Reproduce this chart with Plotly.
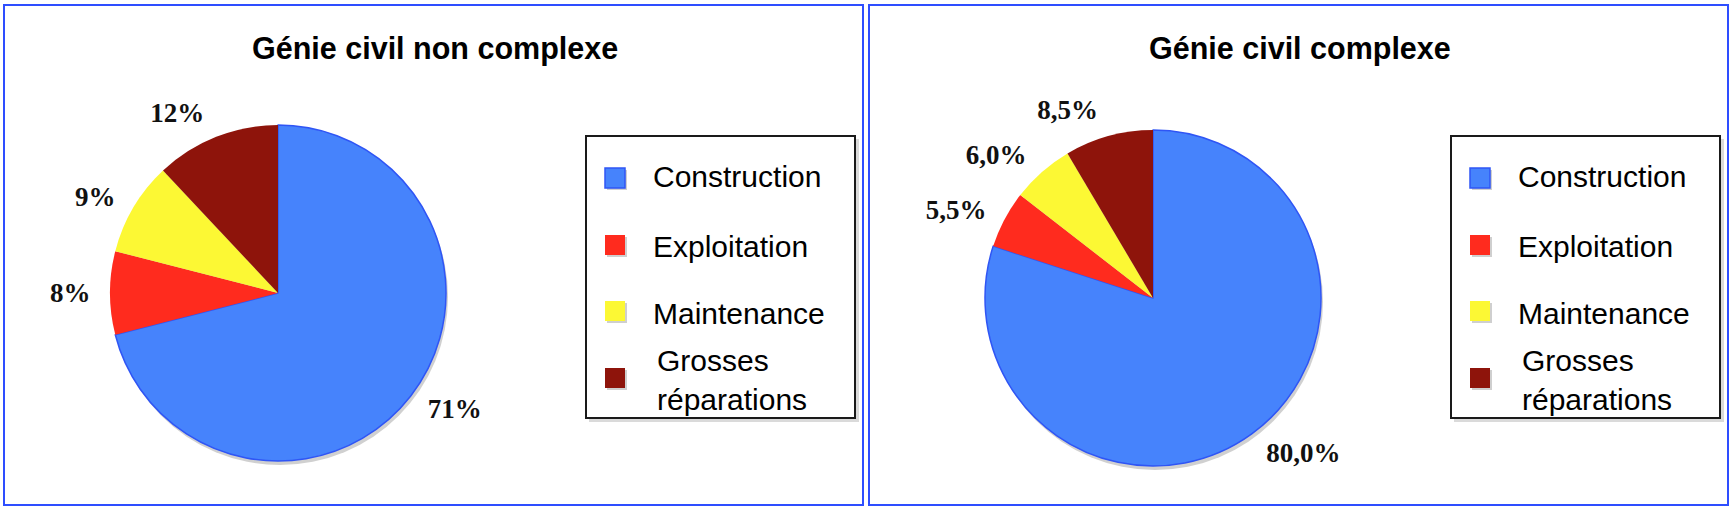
---
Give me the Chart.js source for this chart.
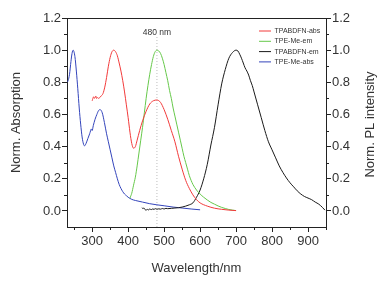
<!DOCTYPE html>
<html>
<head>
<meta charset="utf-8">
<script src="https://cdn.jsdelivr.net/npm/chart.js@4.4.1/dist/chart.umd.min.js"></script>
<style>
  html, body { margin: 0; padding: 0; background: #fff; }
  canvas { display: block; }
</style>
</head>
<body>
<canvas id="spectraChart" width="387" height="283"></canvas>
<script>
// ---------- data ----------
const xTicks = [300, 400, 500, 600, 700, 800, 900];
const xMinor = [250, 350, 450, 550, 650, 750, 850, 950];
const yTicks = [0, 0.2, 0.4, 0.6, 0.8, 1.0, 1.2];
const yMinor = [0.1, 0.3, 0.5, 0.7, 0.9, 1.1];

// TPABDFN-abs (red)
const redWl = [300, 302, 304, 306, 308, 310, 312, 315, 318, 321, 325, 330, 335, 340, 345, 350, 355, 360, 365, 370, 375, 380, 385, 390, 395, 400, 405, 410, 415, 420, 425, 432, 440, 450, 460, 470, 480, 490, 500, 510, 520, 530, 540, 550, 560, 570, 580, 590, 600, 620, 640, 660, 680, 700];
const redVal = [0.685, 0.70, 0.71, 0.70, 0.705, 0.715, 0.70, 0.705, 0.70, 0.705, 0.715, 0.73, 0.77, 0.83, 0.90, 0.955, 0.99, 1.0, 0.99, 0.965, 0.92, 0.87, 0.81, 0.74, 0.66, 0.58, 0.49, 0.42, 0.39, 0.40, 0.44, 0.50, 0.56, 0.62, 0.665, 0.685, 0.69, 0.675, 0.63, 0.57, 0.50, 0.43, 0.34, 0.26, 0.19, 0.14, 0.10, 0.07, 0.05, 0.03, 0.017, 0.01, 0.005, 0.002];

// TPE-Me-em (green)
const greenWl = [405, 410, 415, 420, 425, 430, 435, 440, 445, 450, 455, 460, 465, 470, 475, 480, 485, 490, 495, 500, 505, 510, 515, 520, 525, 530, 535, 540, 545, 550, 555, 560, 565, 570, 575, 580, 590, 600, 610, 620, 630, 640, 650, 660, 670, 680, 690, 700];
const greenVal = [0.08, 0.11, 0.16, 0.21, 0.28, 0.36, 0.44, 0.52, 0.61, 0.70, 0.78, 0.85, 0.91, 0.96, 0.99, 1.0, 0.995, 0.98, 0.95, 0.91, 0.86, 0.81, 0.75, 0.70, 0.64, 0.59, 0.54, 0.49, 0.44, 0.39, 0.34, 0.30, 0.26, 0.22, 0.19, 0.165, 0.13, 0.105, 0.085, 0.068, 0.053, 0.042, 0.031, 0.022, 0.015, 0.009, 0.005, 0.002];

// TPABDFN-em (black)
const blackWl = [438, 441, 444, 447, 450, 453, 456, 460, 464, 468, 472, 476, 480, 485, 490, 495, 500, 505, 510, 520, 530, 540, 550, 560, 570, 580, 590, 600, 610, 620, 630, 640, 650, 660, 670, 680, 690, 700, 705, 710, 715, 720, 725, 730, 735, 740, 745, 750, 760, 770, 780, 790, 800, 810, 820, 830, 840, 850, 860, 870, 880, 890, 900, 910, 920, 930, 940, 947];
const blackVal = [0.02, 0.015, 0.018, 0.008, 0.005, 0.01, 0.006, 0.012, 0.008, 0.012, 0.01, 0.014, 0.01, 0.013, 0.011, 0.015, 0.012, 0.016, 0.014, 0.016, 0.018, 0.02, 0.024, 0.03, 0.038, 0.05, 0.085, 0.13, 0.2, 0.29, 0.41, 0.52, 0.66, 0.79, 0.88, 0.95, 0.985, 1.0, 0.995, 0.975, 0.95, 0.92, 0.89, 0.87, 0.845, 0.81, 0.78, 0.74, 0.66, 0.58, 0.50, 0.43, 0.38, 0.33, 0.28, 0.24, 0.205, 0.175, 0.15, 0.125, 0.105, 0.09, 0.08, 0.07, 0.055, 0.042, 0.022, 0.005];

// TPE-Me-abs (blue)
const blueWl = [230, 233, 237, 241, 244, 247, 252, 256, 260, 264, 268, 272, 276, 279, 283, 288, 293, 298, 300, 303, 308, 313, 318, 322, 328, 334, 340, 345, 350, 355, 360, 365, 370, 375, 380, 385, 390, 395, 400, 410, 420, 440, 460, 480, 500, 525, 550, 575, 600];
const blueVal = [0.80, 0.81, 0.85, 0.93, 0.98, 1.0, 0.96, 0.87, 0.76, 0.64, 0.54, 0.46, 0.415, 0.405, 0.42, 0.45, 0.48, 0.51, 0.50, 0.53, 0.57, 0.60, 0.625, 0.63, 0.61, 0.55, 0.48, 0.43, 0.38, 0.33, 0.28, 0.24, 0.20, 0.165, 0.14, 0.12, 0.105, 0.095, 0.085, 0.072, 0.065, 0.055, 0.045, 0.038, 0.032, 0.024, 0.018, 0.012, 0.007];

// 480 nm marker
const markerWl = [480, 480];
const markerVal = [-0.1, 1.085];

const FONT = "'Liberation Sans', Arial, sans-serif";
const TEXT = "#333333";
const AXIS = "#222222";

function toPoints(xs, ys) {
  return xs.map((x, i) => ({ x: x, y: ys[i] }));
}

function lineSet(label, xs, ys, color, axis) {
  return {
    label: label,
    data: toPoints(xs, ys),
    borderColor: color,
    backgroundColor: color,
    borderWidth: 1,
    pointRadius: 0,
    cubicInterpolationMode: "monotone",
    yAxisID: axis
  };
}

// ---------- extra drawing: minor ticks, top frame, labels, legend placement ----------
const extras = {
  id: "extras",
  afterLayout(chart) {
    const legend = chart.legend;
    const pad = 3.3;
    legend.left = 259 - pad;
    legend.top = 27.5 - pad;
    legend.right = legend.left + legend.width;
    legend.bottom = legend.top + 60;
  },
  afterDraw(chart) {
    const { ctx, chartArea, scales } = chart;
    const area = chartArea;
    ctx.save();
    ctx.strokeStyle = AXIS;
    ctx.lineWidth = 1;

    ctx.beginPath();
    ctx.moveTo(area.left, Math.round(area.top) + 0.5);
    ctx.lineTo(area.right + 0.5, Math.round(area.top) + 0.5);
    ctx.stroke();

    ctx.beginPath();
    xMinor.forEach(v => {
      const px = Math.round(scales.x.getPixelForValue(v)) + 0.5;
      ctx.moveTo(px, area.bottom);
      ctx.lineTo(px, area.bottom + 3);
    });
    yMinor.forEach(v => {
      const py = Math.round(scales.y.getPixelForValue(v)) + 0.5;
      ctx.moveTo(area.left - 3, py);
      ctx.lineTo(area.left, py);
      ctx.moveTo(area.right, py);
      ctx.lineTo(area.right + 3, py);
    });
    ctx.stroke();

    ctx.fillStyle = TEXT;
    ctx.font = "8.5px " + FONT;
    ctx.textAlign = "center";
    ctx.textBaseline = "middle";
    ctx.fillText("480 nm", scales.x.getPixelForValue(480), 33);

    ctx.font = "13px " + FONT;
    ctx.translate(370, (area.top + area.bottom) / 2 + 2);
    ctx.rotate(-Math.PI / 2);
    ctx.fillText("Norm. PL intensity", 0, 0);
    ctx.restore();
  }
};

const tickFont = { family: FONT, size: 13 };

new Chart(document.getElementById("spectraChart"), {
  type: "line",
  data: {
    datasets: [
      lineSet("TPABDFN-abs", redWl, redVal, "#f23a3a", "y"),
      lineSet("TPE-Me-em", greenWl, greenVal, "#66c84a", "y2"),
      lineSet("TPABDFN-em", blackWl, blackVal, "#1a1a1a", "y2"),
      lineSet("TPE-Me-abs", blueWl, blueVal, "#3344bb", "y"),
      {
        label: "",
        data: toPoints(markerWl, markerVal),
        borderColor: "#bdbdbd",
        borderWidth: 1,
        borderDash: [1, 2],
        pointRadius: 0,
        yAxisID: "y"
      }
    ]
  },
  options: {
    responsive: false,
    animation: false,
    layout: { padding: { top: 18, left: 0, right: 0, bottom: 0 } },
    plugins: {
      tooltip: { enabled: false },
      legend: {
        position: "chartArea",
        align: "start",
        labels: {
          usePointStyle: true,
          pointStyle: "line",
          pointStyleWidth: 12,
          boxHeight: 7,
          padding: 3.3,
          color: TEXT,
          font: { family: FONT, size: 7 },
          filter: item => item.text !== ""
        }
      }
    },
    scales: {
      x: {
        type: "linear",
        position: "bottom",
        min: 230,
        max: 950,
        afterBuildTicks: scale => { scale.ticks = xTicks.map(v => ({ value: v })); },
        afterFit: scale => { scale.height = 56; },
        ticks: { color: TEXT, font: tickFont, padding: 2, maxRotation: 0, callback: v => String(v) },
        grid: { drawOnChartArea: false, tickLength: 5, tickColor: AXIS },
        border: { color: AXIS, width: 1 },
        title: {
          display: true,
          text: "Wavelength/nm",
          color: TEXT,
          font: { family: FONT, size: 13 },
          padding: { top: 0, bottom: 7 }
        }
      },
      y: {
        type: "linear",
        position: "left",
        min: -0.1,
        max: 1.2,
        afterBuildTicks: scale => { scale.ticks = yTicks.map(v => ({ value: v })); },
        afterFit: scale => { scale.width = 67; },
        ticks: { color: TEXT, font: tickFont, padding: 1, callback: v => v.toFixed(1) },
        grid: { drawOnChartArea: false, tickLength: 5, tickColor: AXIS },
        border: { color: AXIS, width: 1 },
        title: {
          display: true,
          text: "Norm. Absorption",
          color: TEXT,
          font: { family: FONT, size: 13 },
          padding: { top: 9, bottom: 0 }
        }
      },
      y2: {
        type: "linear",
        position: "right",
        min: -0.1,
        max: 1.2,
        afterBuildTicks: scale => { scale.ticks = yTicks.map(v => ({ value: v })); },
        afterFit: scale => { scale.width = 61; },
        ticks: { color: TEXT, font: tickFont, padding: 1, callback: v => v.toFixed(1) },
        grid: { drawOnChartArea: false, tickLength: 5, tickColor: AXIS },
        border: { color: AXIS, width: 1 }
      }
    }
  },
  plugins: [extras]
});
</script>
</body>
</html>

**WHAT IS EXPECTED:** Copy every line that contains the string "this".

**RESPONSE:**
Reproduce this chart with Plotly.
Give me the Chart.js source for this chart.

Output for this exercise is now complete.